I had thought that the sound of the accordion would carry well outside, but even with mikes it was quite quiet.  It sounds loud enough in the house.

I also played keyboards for my next-door neighbour, who is a fabulous rock singer.   We'll do more of that.



Friday, 16 May 2025

Solar panel aside

The solar panel kit that I bought has two solar panels and is intended for use with two 12V batteries.   The system can be used in parallel at 12V or in series at 24V.   The little instruction booklet explains how to connect batteries in parallel or in series.   The diagram of the parallel one is fine, but I wouldn't follow their advice on the series connection, if I were you.

In fact, if you connect them like in the second picture, the batteries will not just be not included, they might well not be in one piece after a short while.   And watch out for boiling acid.

Wednesday, 14 May 2025

A Little Solar Project

As we all know, solar panels are wonderful things, despite the fact that we have to wait about 10 years before they have given back all the energy used in making them.   Pay no attention to that man behind the curtain!

But I need some electricity down by my veg patch, mostly to power a watering pump, but I can use it for other things as well.   Getting a full power mains cable there would be a nightmare, so I decided to try a little solar project.   For less than €350 I got the bits for this installation that gives me just over one kWh of battery storage, plus whatever the sun is providing at the time.   I could probably just use bigger batteries for more power if I needed it.

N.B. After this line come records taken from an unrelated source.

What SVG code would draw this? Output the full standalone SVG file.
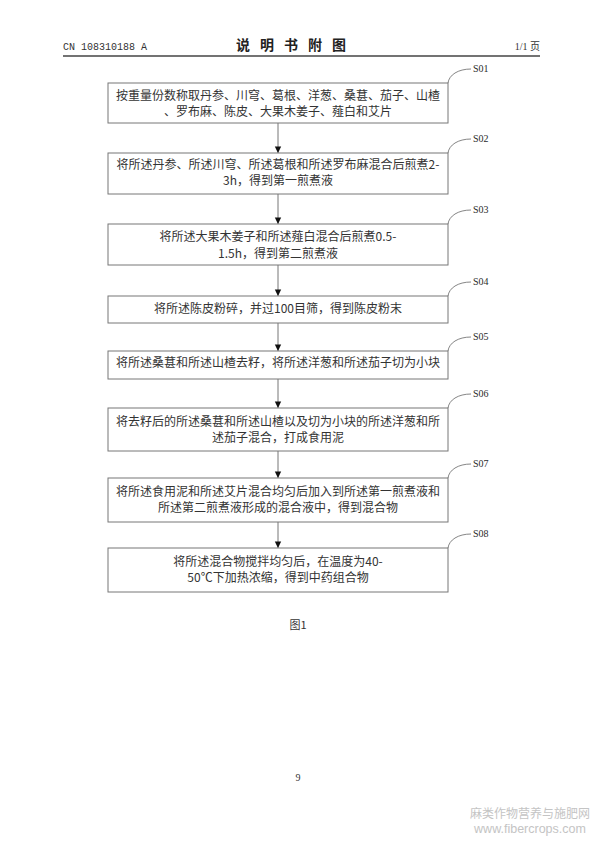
<svg xmlns="http://www.w3.org/2000/svg" width="595" height="842" viewBox="0 0 595 842">
<defs>
<style>
.box{fill:#fff;stroke:#777;stroke-width:1}
.t{font-family:"Noto Sans CJK SC","Liberation Serif",serif;font-size:12px;fill:#333;text-anchor:middle}
.lbl{font-family:"Liberation Serif",serif;font-size:10px;fill:#2a2a2a}
.lead{fill:none;stroke:#666;stroke-width:0.8}
.conn{stroke:#666;stroke-width:0.9;fill:none}
</style>
<marker id="ah" viewBox="0 0 8 10" refX="8" refY="5" markerWidth="8" markerHeight="8" markerUnits="userSpaceOnUse" orient="auto">
<path d="M0,1 L8,5 L0,9 Z" fill="#111"/>
</marker>
</defs>
<rect width="595" height="842" fill="#fff"/>
<g id="header">
<text x="63" y="50" font-family="Liberation Mono,monospace" font-size="10" fill="#333">CN 108310188 A</text>
<text x="296" y="50" font-family="Noto Sans CJK SC,sans-serif" font-size="14" font-weight="bold" fill="#222" text-anchor="middle" letter-spacing="10">说明书附图</text>
<text x="540" y="50" font-family="Liberation Serif,Noto Sans CJK SC,serif" font-size="10" fill="#333" text-anchor="end">1/1 页</text>
<line x1="63" y1="56" x2="540" y2="56" stroke="#444" stroke-width="1.5"/>
</g>
<g id="connectors">
<line class="conn" x1="278" y1="123" x2="278" y2="153" marker-end="url(#ah)"/>
<line class="conn" x1="278" y1="194" x2="278" y2="224" marker-end="url(#ah)"/>
<line class="conn" x1="278" y1="265" x2="278" y2="296" marker-end="url(#ah)"/>
<line class="conn" x1="278" y1="323" x2="278" y2="351" marker-end="url(#ah)"/>
<line class="conn" x1="278" y1="379" x2="278" y2="408" marker-end="url(#ah)"/>
<line class="conn" x1="278" y1="451" x2="278" y2="478" marker-end="url(#ah)"/>
<line class="conn" x1="278" y1="522" x2="278" y2="548" marker-end="url(#ah)"/>
</g>
<g id="S01">
<rect class="box" x="108" y="83" width="340" height="40"/>
<path class="lead" d="M448,83 C449,75 458,69 471,69"/>
<text class="lbl" x="473" y="72">S01</text>
<text class="t" x="278" y="100">按重量份数称取丹参、川穹、葛根、洋葱、桑葚、茄子、山楂</text>
<text class="t" x="278" y="116">、罗布麻、陈皮、大果木姜子、薤白和艾片</text>
</g>
<g id="S02">
<rect class="box" x="108" y="153" width="340" height="41"/>
<path class="lead" d="M448,153 C449,145 458,139 471,139"/>
<text class="lbl" x="473" y="142">S02</text>
<text class="t" x="278" y="169">将所述丹参、所述川穹、所述葛根和所述罗布麻混合后煎煮2-</text>
<text class="t" x="278" y="185">3h，得到第一煎煮液</text>
</g>
<g id="S03">
<rect class="box" x="108" y="224" width="340" height="41"/>
<path class="lead" d="M448,224 C449,216 458,210 471,210"/>
<text class="lbl" x="473" y="213">S03</text>
<text class="t" x="278" y="241">将所述大果木姜子和所述薤白混合后煎煮0.5-</text>
<text class="t" x="278" y="258">1.5h，得到第二煎煮液</text>
</g>
<g id="S04">
<rect class="box" x="108" y="296" width="340" height="27"/>
<path class="lead" d="M448,296 C449,288 458,282 471,282"/>
<text class="lbl" x="473" y="285">S04</text>
<text class="t" x="278" y="313">将所述陈皮粉碎，并过100目筛，得到陈皮粉末</text>
</g>
<g id="S05">
<rect class="box" x="108" y="351" width="340" height="28"/>
<path class="lead" d="M448,351 C449,343 458,337 471,337"/>
<text class="lbl" x="473" y="340">S05</text>
<text class="t" x="278" y="367">将所述桑葚和所述山楂去籽，将所述洋葱和所述茄子切为小块</text>
</g>
<g id="S06">
<rect class="box" x="108" y="408" width="340" height="43"/>
<path class="lead" d="M448,408 C449,400 458,394 471,394"/>
<text class="lbl" x="473" y="397">S06</text>
<text class="t" x="278" y="426">将去籽后的所述桑葚和所述山楂以及切为小块的所述洋葱和所</text>
<text class="t" x="278" y="442">述茄子混合，打成食用泥</text>
</g>
<g id="S07">
<rect class="box" x="108" y="478" width="340" height="44"/>
<path class="lead" d="M448,478 C449,470 458,464 471,464"/>
<text class="lbl" x="473" y="467">S07</text>
<text class="t" x="278" y="496">将所述食用泥和所述艾片混合均匀后加入到所述第一煎煮液和</text>
<text class="t" x="278" y="512">所述第二煎煮液形成的混合液中，得到混合物</text>
</g>
<g id="S08">
<rect class="box" x="108" y="548" width="340" height="44"/>
<path class="lead" d="M448,548 C449,540 458,534 471,534"/>
<text class="lbl" x="473" y="537">S08</text>
<text class="t" x="278" y="566">将所述混合物搅拌均匀后，在温度为40-</text>
<text class="t" x="278" y="582">50℃下加热浓缩，得到中药组合物</text>
</g>
<g id="footer">
<text x="298" y="629" font-family="Noto Sans CJK SC,Liberation Serif,serif" font-size="11" fill="#333" text-anchor="middle">图1</text>
<text x="298" y="781" font-family="Liberation Serif,serif" font-size="10" fill="#333" text-anchor="middle">9</text>
<text x="530" y="818" font-family="Noto Sans CJK SC,sans-serif" font-size="12" fill="#c4c4c4" text-anchor="middle">麻类作物营养与施肥网</text>
<text x="530" y="833" font-family="Liberation Sans,sans-serif" font-size="12.5" fill="#c4c4c4" text-anchor="middle">www.fibercrops.com</text>
</g>
</svg>
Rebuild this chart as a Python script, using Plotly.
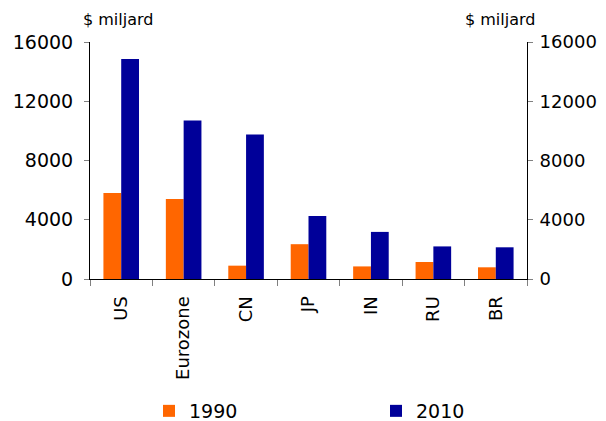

I'm keeping the wires long since we might be selling up and I don't know where I will be installing this sytem in future.




Tuesday, 13 May 2025

Robinia Pseudoacacia

It must be 8 - 10 years ago I planted these trees, they were suckers from a tree at the entrance to our place, and about 3 feet high..   They have gone from "someone's planted some trees there" to "there's trees there".   This is the first year they have flowered prolifically.  Cool.